In the long run, those who base their decisions on more precise techniques and more complete sets of information are going to make fewer mistakes, but all decisions are based on limited information and imprecise techniques. The difference between rational and irrational investing in the common lexicon is arbitrary. I conclude that irrational investing does not exist.

In essence, we have economists on the left trying to help protect those who are “irrational”. What they truly are doing is rewarding ignorance by taxing the prepared.

5 comments:

Brian Phillips said...

Knowledge is contextual. We know what we know. Omniscience is not the standard of rationality.

Rationality has only one component-- adherence to reality. But this means that we recognize what we know, as well as what we don't know. It means that we recognize that we are not omniscient and can't be.

If one evades this fact, for whatever reason, one is behaving irrationally. If one panics because the market is dropping, and does not identify why and what the long term implicatins are, one it behaving irrationally.

Certainly there are valid reasons for the market dropping. But why has the market been so volatile? Has the information been that dramatically different day to day? I certainly don't think so.

More fundamentally, if there is no such thing as irrational behavior (whether in investing or any other sphere of life), then you are saying anything goes. There is no distinction between building the Twin Towers and blowing them up. Both actions were undertaken with the knowledge available to the people undertaking them.

Brian Shelley said...

Ludwig Von Mises - Human Action - Chapter 4

Thought you would appreciate the thoughts of a good friend of Rand.

"Human action is necessarily always rational. The term rational action is therefore pleonastic and must be rejected as such. When applied to the ultimate ends of action, the terms rational and irrational are inappropriate and meaningless. The ultimate end of action is always the satisfation of some desires of the acting man. Since nobody is in a position to substitute his own value judgements for those of the acting individual, it is vain to pass judgment on other people's aims and volitions. No man is qualified to declare what would make another man happier or less discontented."

Brian Shelley said...

The reason I have a strong dislike for what I consider the gross over use of the term irrational are similar to Mises' complaints about polylogism. Those on the Left constantly claim it exists so that they can assume the control they desire. It is in their hubris that they conceive that their thoughts are somehow above the irrationality of the rabble, which justifies their accumulation of power and their need to be in control.

Brian Phillips said...

I am not sure that Rand and Mises were good friends. Regardless, she disagreed with his views on epistemology, and your quote is a good example why.

Mises position is essentially that of the Left—we cannot judge others. He is claiming that since all actions have some goal, then those actions are inherently rational. This is a complete dismissal of the meaning of rationality.

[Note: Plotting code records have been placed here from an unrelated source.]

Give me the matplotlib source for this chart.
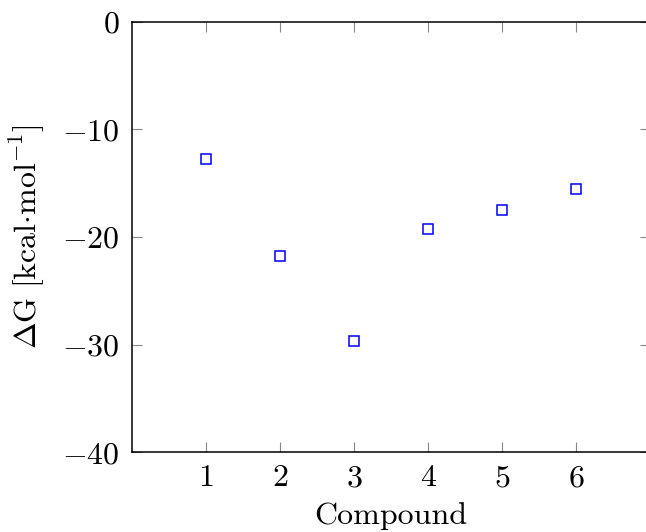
import matplotlib
matplotlib.use("Agg")
import matplotlib.pyplot as plt

# binding energies per compound
compounds = [1, 2, 3, 4, 5, 6]
delta_g = [-12.8, -21.8, -29.7, -19.3, -17.5, -15.5]

plt.rcParams['font.family'] = 'cmr10'
plt.rcParams['mathtext.fontset'] = 'cm'
plt.rcParams['axes.formatter.use_mathtext'] = True
plt.rcParams['font.size'] = 23

fig = plt.figure(figsize=(6.46, 5.32), dpi=100)
ax = fig.add_axes([132 / 646, 1 - 452.4 / 532, (650 - 132) / 646, (452.4 - 21.6) / 532])

ax.plot(compounds, delta_g, linestyle='none', marker='s', markersize=7.8,
        markerfacecolor='white', markeredgecolor='blue', markeredgewidth=1.1)

ax.set_xlim(0, 7)
ax.set_ylim(-40, 0)
ax.set_xticks(compounds)
ax.set_yticks([-40, -30, -20, -10, 0])

ax.tick_params(direction='in', length=7.5, width=0.8, color='#888888',
               top=True, right=True, labelsize=23)
ax.tick_params(axis='x', pad=9)
ax.tick_params(axis='y', pad=9)
for s in ax.spines.values():
    s.set_linewidth(1.1)

ax.set_xlabel('Compound', fontsize=23, labelpad=7)
ax.set_ylabel(r'$\Delta\mathrm{G}\ [\mathrm{kcal{\cdot}mol}^{-1}]$', fontsize=23, labelpad=11)

fig.savefig('out.png', dpi=100)
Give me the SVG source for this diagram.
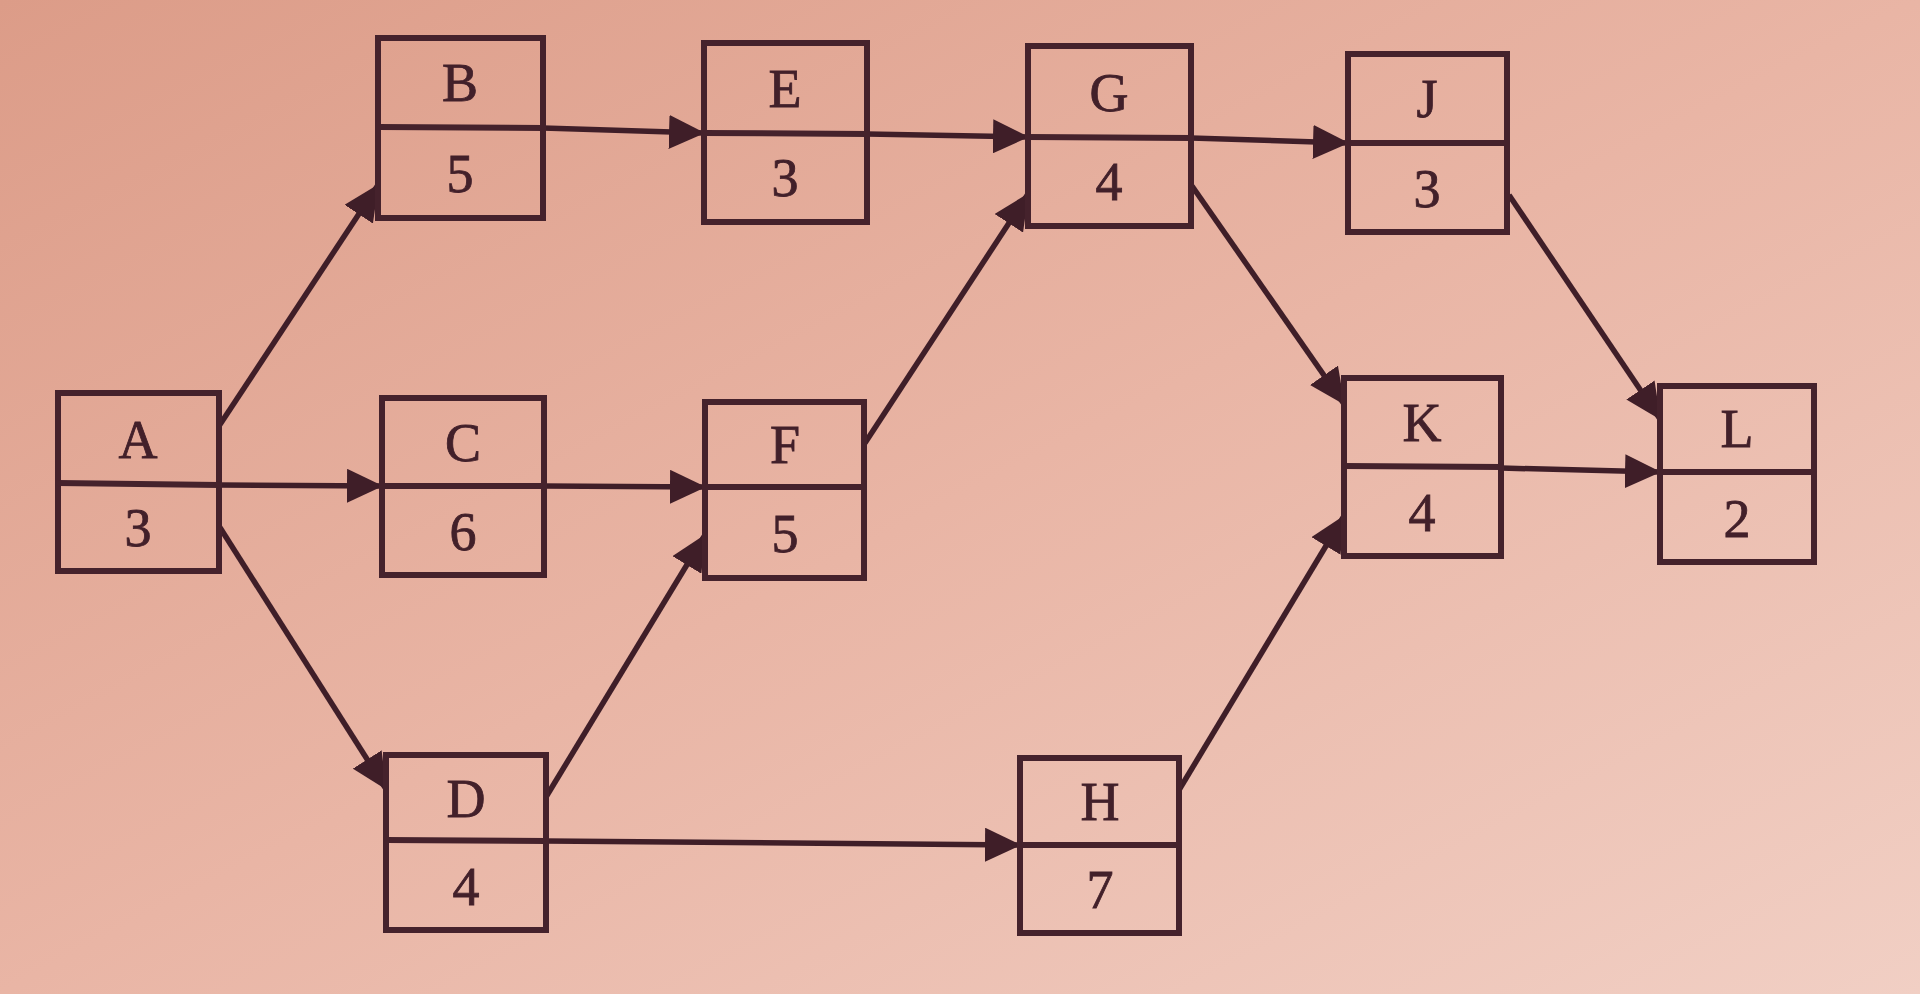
<svg xmlns="http://www.w3.org/2000/svg" width="1920" height="994" viewBox="0 0 1920 994">
<defs>
<linearGradient id="bg" x1="0" y1="0" x2="1" y2="1">
<stop offset="0" stop-color="#dc9c88"/>
<stop offset="0.5" stop-color="#e9b5a5"/>
<stop offset="1" stop-color="#f1cfc4"/>
</linearGradient>
<marker id="ah" viewBox="0 0 36 34" refX="35" refY="17" markerWidth="36" markerHeight="34" markerUnits="userSpaceOnUse" orient="auto">
<path d="M0,0 L36,17 L0,34 Z" fill="#3f1e28"/>
</marker>
<style>
.box{fill:none;stroke:#45222c;stroke-width:6}
.div{stroke:#45222c;stroke-width:6}
.lbl{font-family:"Liberation Serif","Times New Roman",serif;font-size:54px;fill:#42202a;stroke:#42202a;stroke-width:0.8;text-anchor:middle}
.edge{stroke:#3f1e28;stroke-width:5.5;fill:none;marker-end:url(#ah)}
</style>
</defs>
<rect width="1920" height="994" fill="url(#bg)"/>
<g id="connectors">
<line class="edge" x1="219" y1="426" x2="378" y2="185"/>
<line class="edge" x1="219" y1="485" x2="382" y2="486"/>
<line class="edge" x1="219" y1="526" x2="386" y2="789"/>
<line class="edge" x1="544" y1="486" x2="705" y2="487"/>
<line class="edge" x1="546" y1="797" x2="705" y2="535"/>
<line class="edge" x1="543" y1="128" x2="704" y2="133"/>
<line class="edge" x1="867" y1="134" x2="1028" y2="137"/>
<line class="edge" x1="865" y1="443" x2="1028" y2="194"/>
<line class="edge" x1="1191" y1="138" x2="1348" y2="143"/>
<line class="edge" x1="1192" y1="186" x2="1344" y2="404"/>
<line class="edge" x1="1179" y1="790" x2="1344" y2="516"/>
<line class="edge" x1="1509" y1="195" x2="1660" y2="419"/>
<line class="edge" x1="1501" y1="468" x2="1660" y2="472"/>
<line class="edge" x1="546" y1="841" x2="1020" y2="845"/>
</g>
<g id="node-A"><rect class="box" x="58" y="393" width="161" height="178"/><line class="div" x1="58" y1="483" x2="219" y2="485"/><text class="lbl" x="138" y="458">A</text><text class="lbl" x="138" y="546">3</text></g>
<g id="node-B"><rect class="box" x="378" y="38" width="165" height="180"/><line class="div" x1="378" y1="127" x2="543" y2="128"/><text class="lbl" x="460" y="101">B</text><text class="lbl" x="460" y="192">5</text></g>
<g id="node-E"><rect class="box" x="704" y="43" width="163" height="179"/><line class="div" x1="704" y1="133" x2="867" y2="134"/><text class="lbl" x="785" y="107">E</text><text class="lbl" x="785" y="196">3</text></g>
<g id="node-G"><rect class="box" x="1028" y="46" width="163" height="180"/><line class="div" x1="1028" y1="137" x2="1191" y2="138"/><text class="lbl" x="1109" y="111">G</text><text class="lbl" x="1109" y="200">4</text></g>
<g id="node-J"><rect class="box" x="1348" y="54" width="159" height="178"/><line class="div" x1="1348" y1="143" x2="1507" y2="143"/><text class="lbl" x="1427" y="117">J</text><text class="lbl" x="1427" y="207">3</text></g>
<g id="node-C"><rect class="box" x="382" y="398" width="162" height="177"/><line class="div" x1="382" y1="486" x2="544" y2="486"/><text class="lbl" x="463" y="461">C</text><text class="lbl" x="463" y="550">6</text></g>
<g id="node-F"><rect class="box" x="705" y="402" width="159" height="176"/><line class="div" x1="705" y1="487" x2="864" y2="487"/><text class="lbl" x="785" y="463">F</text><text class="lbl" x="785" y="552">5</text></g>
<g id="node-K"><rect class="box" x="1344" y="378" width="157" height="178"/><line class="div" x1="1344" y1="466" x2="1501" y2="467"/><text class="lbl" x="1422" y="441">K</text><text class="lbl" x="1422" y="531">4</text></g>
<g id="node-L"><rect class="box" x="1660" y="386" width="154" height="176"/><line class="div" x1="1660" y1="472" x2="1814" y2="472"/><text class="lbl" x="1737" y="447">L</text><text class="lbl" x="1737" y="537">2</text></g>
<g id="node-D"><rect class="box" x="386" y="755" width="160" height="175"/><line class="div" x1="386" y1="840" x2="546" y2="841"/><text class="lbl" x="466" y="817">D</text><text class="lbl" x="466" y="905">4</text></g>
<g id="node-H"><rect class="box" x="1020" y="758" width="159" height="175"/><line class="div" x1="1020" y1="845" x2="1179" y2="845"/><text class="lbl" x="1100" y="820">H</text><text class="lbl" x="1100" y="908">7</text></g>
</svg>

Rationality is the devotion to reason as one’s guide to thinking. A person who consults tea leaves, or follows whatever idea pops into his head without giving that idea any consideration, is certainly not rational.

Back to Mises: If we can’t pass judgement, then the actions of terrorists are no different from those of our soldiers. After all, the terrorists have a goal—our extinction. To proclaim one evil and one good is a value judgment.

Brian Shelley said...

I'll agree that Mises' perspective is rather clinical and amoral. None the less, any moral system someone subscribes to should be based on facts. If I can not conceive of a irrational thought, I can't project that pejorative on others.

I think our main difference lies in the time span we're referencing. I am looking at individual decisions, and you are looking at a lifetime pattern of behavior.